**Stated task**
Print every entry word for word, but omit the pictures.
____
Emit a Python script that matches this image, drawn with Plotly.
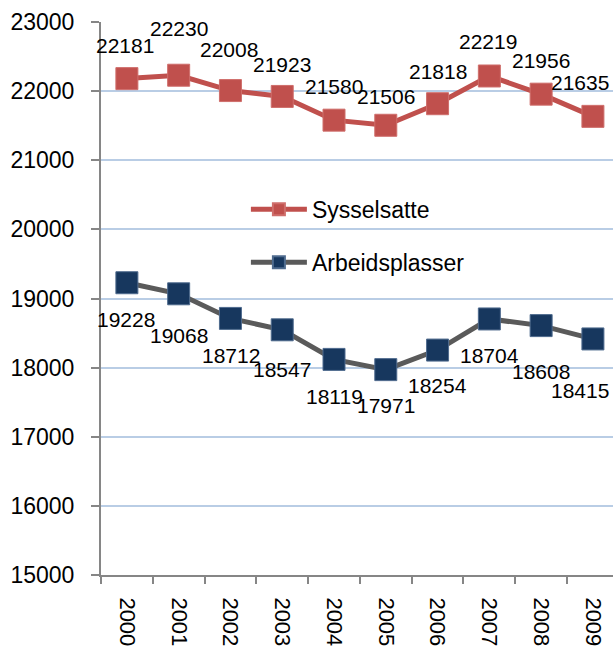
import plotly.graph_objects as go

years = ["2000", "2001", "2002", "2003", "2004", "2005", "2006", "2007", "2008", "2009"]
sysselsatte = [22181, 22230, 22008, 21923, 21580, 21506, 21818, 22219, 21956, 21635]
arbeidsplasser = [19228, 19068, 18712, 18547, 18119, 17971, 18254, 18704, 18608, 18415]

# label offsets in pixels (style only)
syss_dx = [-2, 0, -1, 0, 0, 0, 0, -1, 0, -13]
syss_dy = [33, 46.5, 41.5, 31.5, 34, 29, 32.5, 34.5, 34, 33.5]
arb_dx = [-1, 0, 1, 0, 0, 0, 0, 0, 0, -12.5]
arb_dy = [-36.5, -41.5, -37, -40, -37, -35.5, -35.5, -36.5, -46, -51.5]

RED = "#C0504D"
NAVY = "#17375E"
GRAY = "#5A5A5A"
FONT = "Arial, Liberation Sans, sans-serif"

fig = go.Figure()
fig.add_trace(go.Scatter(
    x=years, y=sysselsatte, name="Sysselsatte", mode="lines+markers",
    line=dict(color=RED, width=5),
    marker=dict(symbol="square", size=22, color=RED, line=dict(color="#CF6E6B", width=1)),
    legendgroup="a",
))
fig.add_trace(go.Scatter(
    x=years, y=arbeidsplasser, name="Arbeidsplasser", mode="lines+markers",
    line=dict(color=GRAY, width=5),
    marker=dict(symbol="square", size=22, color=NAVY, line=dict(color="#4F6B8E", width=1)),
    legendgroup="b",
))

annotations = []
for i, (v, dx, dy) in enumerate(zip(sysselsatte, syss_dx, syss_dy)):
    annotations.append(dict(x=i, y=v, xref="x", yref="y", text=str(v), showarrow=False,
                            xshift=dx, yshift=dy,
                            font=dict(family=FONT, size=21, color="black")))
for i, (v, dx, dy) in enumerate(zip(arbeidsplasser, arb_dx, arb_dy)):
    annotations.append(dict(x=i, y=v, xref="x", yref="y", text=str(v), showarrow=False,
                            xshift=dx, yshift=dy,
                            font=dict(family=FONT, size=21, color="black")))

fig.update_layout(
    width=613, height=652,
    margin=dict(l=101, r=0, t=22, b=77),
    paper_bgcolor="white", plot_bgcolor="white",
    font=dict(family=FONT, color="black"),
    showlegend=True,
    legend=dict(x=0.283, y=0.70, xanchor="left", yanchor="top",
                font=dict(family=FONT, size=23, color="black"),
                bgcolor="rgba(0,0,0,0)", itemsizing="constant", itemwidth=56,
                traceorder="grouped", tracegroupgap=20),
    annotations=annotations,
    xaxis=dict(type="category", range=[-0.5, 9.388], showgrid=False,
               showline=True, linecolor="#868686", linewidth=2,
               ticks="outside", ticklen=7, tickcolor="#868686", tickwidth=2,
               tickson="boundaries", tickangle=90,
               tickfont=dict(family=FONT, size=22, color="black"),
               ticklabelstandoff=16),
    yaxis=dict(range=[15000, 23000], dtick=1000, showgrid=True,
               gridcolor="#B9CDE5", gridwidth=1.5, zeroline=False,
               showline=True, linecolor="#868686", linewidth=2,
               ticks="outside", ticklen=8, tickcolor="#868686", tickwidth=2,
               tickfont=dict(family=FONT, size=23, color="black"),
               ticklabelstandoff=12, tickformat="d"),
)

fig.write_html("out.html", config={"displayModeBar": False},
               post_script="document.body.style.margin='0';document.body.style.overflow='hidden';")
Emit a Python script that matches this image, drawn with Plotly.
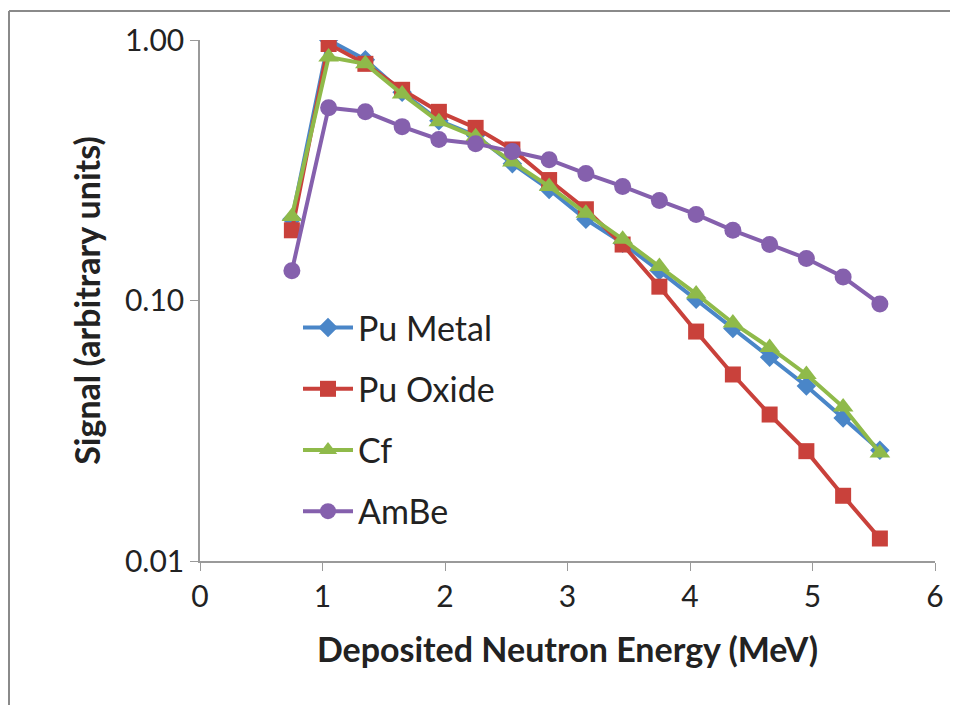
import plotly.graph_objects as go

energy = [0.75, 1.05, 1.35, 1.65, 1.95, 2.25, 2.55, 2.85, 3.15, 3.45, 3.75, 4.05, 4.35, 4.65, 4.95, 5.25, 5.55]

pu_metal = [0.205, 1.00, 0.84, 0.63, 0.49, 0.43, 0.335, 0.267, 0.205, 0.166, 0.130, 0.101, 0.078, 0.0606, 0.047, 0.0354, 0.0266]
pu_oxide = [0.186, 0.965, 0.81, 0.644, 0.53, 0.46, 0.38, 0.29, 0.224, 0.164, 0.113, 0.076, 0.052, 0.0365, 0.0264, 0.0178, 0.0122]
cf = [0.21, 0.86, 0.81, 0.62, 0.486, 0.425, 0.34, 0.274, 0.216, 0.172, 0.135, 0.106, 0.082, 0.066, 0.052, 0.039, 0.026]
ambe = [0.130, 0.55, 0.53, 0.465, 0.415, 0.40, 0.373, 0.347, 0.307, 0.274, 0.242, 0.214, 0.186, 0.164, 0.145, 0.123, 0.097]

y_tickvals = [0.01, 0.1, 1.0]
y_ticktext = ["0.01", "0.10", "1.00"]
x_tickvals = [0, 1, 2, 3, 4, 5, 6]

series = [
    ("Pu Metal", pu_metal, "#4a86c8", "diamond", 15),
    ("Pu Oxide", pu_oxide, "#c9413b", "square", 16),
    ("Cf", cf, "#8fba4a", "triangle-up", 18),
    ("AmBe", ambe, "#8560ad", "circle", 17),
]

fig = go.Figure()
for i, (name, vals, color, sym, size) in enumerate(series):
    fig.add_trace(go.Scatter(
        x=energy, y=vals, name=name, mode="lines+markers",
        line=dict(color=color, width=4),
        marker=dict(symbol=sym, size=size, color=color),
        legendgroup=f"g{i}",
    ))

font_family = "Lato, 'Open Sans', sans-serif"

L, R, T, B = 192, 31, 30, 152
PW = 958 - L - R
PH = 705 - T - B

fig.update_layout(
    width=958, height=705,
    paper_bgcolor="white", plot_bgcolor="white",
    margin=dict(l=L, r=R, t=T, b=B),
    font=dict(family=font_family, color="#222222"),
    showlegend=True,
    legend=dict(
        x=(290 - L) / PW, y=1 - (290 - T) / PH, xanchor="left", yanchor="top",
        font=dict(size=34, color="#222222"),
        tracegroupgap=14,
        traceorder="grouped",
        itemwidth=50,
        bgcolor="rgba(255,255,255,0)",
    ),
    xaxis=dict(
        range=[0, 6], tickvals=x_tickvals, ticks="outside", ticklen=8,
        tickcolor="#9a9a9a", showline=True, linecolor="#9a9a9a", linewidth=1.5,
        showgrid=False, zeroline=False,
        tickfont=dict(size=30, color="#222222"),
        title=dict(text="<b>Deposited Neutron Energy (MeV)</b>", font=dict(size=34, color="#222222"), standoff=26),
    ),
    yaxis=dict(
        type="log", range=[-2, 0], tickvals=y_tickvals, ticktext=y_ticktext,
        ticks="outside", ticklen=8, tickcolor="#9a9a9a",
        showline=True, linecolor="#9a9a9a", linewidth=1.5,
        showgrid=False, zeroline=False,
        tickfont=dict(size=30, color="#222222"),
        title=dict(text="<b>Signal (arbitrary units)</b>", font=dict(size=34, color="#222222"), standoff=14),
    ),
)

# outer frame (left and top edges visible)
fx = (1 - L) / PW
fy = 1 + (T - 1) / PH
fig.add_shape(type="line", xref="paper", yref="paper", x0=fx, x1=fx, y0=-0.5, y1=fy,
              line=dict(color="#8a8a8a", width=2))
fig.add_shape(type="line", xref="paper", yref="paper", x0=fx, x1=1.2, y0=fy, y1=fy,
              line=dict(color="#8a8a8a", width=2))

fig.write_html("out.html")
____
**Solution for this exercise**
Emit a Python script that matches this image, drawn with Plotly.
import plotly.graph_objects as go

years = ["2000", "2001", "2002", "2003", "2004", "2005", "2006", "2007", "2008", "2009"]
sysselsatte = [22181, 22230, 22008, 21923, 21580, 21506, 21818, 22219, 21956, 21635]
arbeidsplasser = [19228, 19068, 18712, 18547, 18119, 17971, 18254, 18704, 18608, 18415]

# label offsets in pixels (style only)
syss_dx = [-2, 0, -1, 0, 0, 0, 0, -1, 0, -13]
syss_dy = [33, 46.5, 41.5, 31.5, 34, 29, 32.5, 34.5, 34, 33.5]
arb_dx = [-1, 0, 1, 0, 0, 0, 0, 0, 0, -12.5]
arb_dy = [-36.5, -41.5, -37, -40, -37, -35.5, -35.5, -36.5, -46, -51.5]

RED = "#C0504D"
NAVY = "#17375E"
GRAY = "#5A5A5A"
FONT = "Arial, Liberation Sans, sans-serif"

fig = go.Figure()
fig.add_trace(go.Scatter(
    x=years, y=sysselsatte, name="Sysselsatte", mode="lines+markers",
    line=dict(color=RED, width=5),
    marker=dict(symbol="square", size=22, color=RED, line=dict(color="#CF6E6B", width=1)),
    legendgroup="a",
))
fig.add_trace(go.Scatter(
    x=years, y=arbeidsplasser, name="Arbeidsplasser", mode="lines+markers",
    line=dict(color=GRAY, width=5),
    marker=dict(symbol="square", size=22, color=NAVY, line=dict(color="#4F6B8E", width=1)),
    legendgroup="b",
))

annotations = []
for i, (v, dx, dy) in enumerate(zip(sysselsatte, syss_dx, syss_dy)):
    annotations.append(dict(x=i, y=v, xref="x", yref="y", text=str(v), showarrow=False,
                            xshift=dx, yshift=dy,
                            font=dict(family=FONT, size=21, color="black")))
for i, (v, dx, dy) in enumerate(zip(arbeidsplasser, arb_dx, arb_dy)):
    annotations.append(dict(x=i, y=v, xref="x", yref="y", text=str(v), showarrow=False,
                            xshift=dx, yshift=dy,
                            font=dict(family=FONT, size=21, color="black")))

fig.update_layout(
    width=613, height=652,
    margin=dict(l=101, r=0, t=22, b=77),
    paper_bgcolor="white", plot_bgcolor="white",
    font=dict(family=FONT, color="black"),
    showlegend=True,
    legend=dict(x=0.283, y=0.70, xanchor="left", yanchor="top",
                font=dict(family=FONT, size=23, color="black"),
                bgcolor="rgba(0,0,0,0)", itemsizing="constant", itemwidth=56,
                traceorder="grouped", tracegroupgap=20),
    annotations=annotations,
    xaxis=dict(type="category", range=[-0.5, 9.388], showgrid=False,
               showline=True, linecolor="#868686", linewidth=2,
               ticks="outside", ticklen=7, tickcolor="#868686", tickwidth=2,
               tickson="boundaries", tickangle=90,
               tickfont=dict(family=FONT, size=22, color="black"),
               ticklabelstandoff=16),
    yaxis=dict(range=[15000, 23000], dtick=1000, showgrid=True,
               gridcolor="#B9CDE5", gridwidth=1.5, zeroline=False,
               showline=True, linecolor="#868686", linewidth=2,
               ticks="outside", ticklen=8, tickcolor="#868686", tickwidth=2,
               tickfont=dict(family=FONT, size=23, color="black"),
               ticklabelstandoff=12, tickformat="d"),
)

fig.write_html("out.html", config={"displayModeBar": False},
               post_script="document.body.style.margin='0';document.body.style.overflow='hidden';")
Emit a Python script that matches this image, drawn with Plotly.
import plotly.graph_objects as go

energy = [0.75, 1.05, 1.35, 1.65, 1.95, 2.25, 2.55, 2.85, 3.15, 3.45, 3.75, 4.05, 4.35, 4.65, 4.95, 5.25, 5.55]

pu_metal = [0.205, 1.00, 0.84, 0.63, 0.49, 0.43, 0.335, 0.267, 0.205, 0.166, 0.130, 0.101, 0.078, 0.0606, 0.047, 0.0354, 0.0266]
pu_oxide = [0.186, 0.965, 0.81, 0.644, 0.53, 0.46, 0.38, 0.29, 0.224, 0.164, 0.113, 0.076, 0.052, 0.0365, 0.0264, 0.0178, 0.0122]
cf = [0.21, 0.86, 0.81, 0.62, 0.486, 0.425, 0.34, 0.274, 0.216, 0.172, 0.135, 0.106, 0.082, 0.066, 0.052, 0.039, 0.026]
ambe = [0.130, 0.55, 0.53, 0.465, 0.415, 0.40, 0.373, 0.347, 0.307, 0.274, 0.242, 0.214, 0.186, 0.164, 0.145, 0.123, 0.097]

y_tickvals = [0.01, 0.1, 1.0]
y_ticktext = ["0.01", "0.10", "1.00"]
x_tickvals = [0, 1, 2, 3, 4, 5, 6]

series = [
    ("Pu Metal", pu_metal, "#4a86c8", "diamond", 15),
    ("Pu Oxide", pu_oxide, "#c9413b", "square", 16),
    ("Cf", cf, "#8fba4a", "triangle-up", 18),
    ("AmBe", ambe, "#8560ad", "circle", 17),
]

fig = go.Figure()
for i, (name, vals, color, sym, size) in enumerate(series):
    fig.add_trace(go.Scatter(
        x=energy, y=vals, name=name, mode="lines+markers",
        line=dict(color=color, width=4),
        marker=dict(symbol=sym, size=size, color=color),
        legendgroup=f"g{i}",
    ))

font_family = "Lato, 'Open Sans', sans-serif"

L, R, T, B = 192, 31, 30, 152
PW = 958 - L - R
PH = 705 - T - B

fig.update_layout(
    width=958, height=705,
    paper_bgcolor="white", plot_bgcolor="white",
    margin=dict(l=L, r=R, t=T, b=B),
    font=dict(family=font_family, color="#222222"),
    showlegend=True,
    legend=dict(
        x=(290 - L) / PW, y=1 - (290 - T) / PH, xanchor="left", yanchor="top",
        font=dict(size=34, color="#222222"),
        tracegroupgap=14,
        traceorder="grouped",
        itemwidth=50,
        bgcolor="rgba(255,255,255,0)",
    ),
    xaxis=dict(
        range=[0, 6], tickvals=x_tickvals, ticks="outside", ticklen=8,
        tickcolor="#9a9a9a", showline=True, linecolor="#9a9a9a", linewidth=1.5,
        showgrid=False, zeroline=False,
        tickfont=dict(size=30, color="#222222"),
        title=dict(text="<b>Deposited Neutron Energy (MeV)</b>", font=dict(size=34, color="#222222"), standoff=26),
    ),
    yaxis=dict(
        type="log", range=[-2, 0], tickvals=y_tickvals, ticktext=y_ticktext,
        ticks="outside", ticklen=8, tickcolor="#9a9a9a",
        showline=True, linecolor="#9a9a9a", linewidth=1.5,
        showgrid=False, zeroline=False,
        tickfont=dict(size=30, color="#222222"),
        title=dict(text="<b>Signal (arbitrary units)</b>", font=dict(size=34, color="#222222"), standoff=14),
    ),
)

# outer frame (left and top edges visible)
fx = (1 - L) / PW
fy = 1 + (T - 1) / PH
fig.add_shape(type="line", xref="paper", yref="paper", x0=fx, x1=fx, y0=-0.5, y1=fy,
              line=dict(color="#8a8a8a", width=2))
fig.add_shape(type="line", xref="paper", yref="paper", x0=fx, x1=1.2, y0=fy, y1=fy,
              line=dict(color="#8a8a8a", width=2))

fig.write_html("out.html")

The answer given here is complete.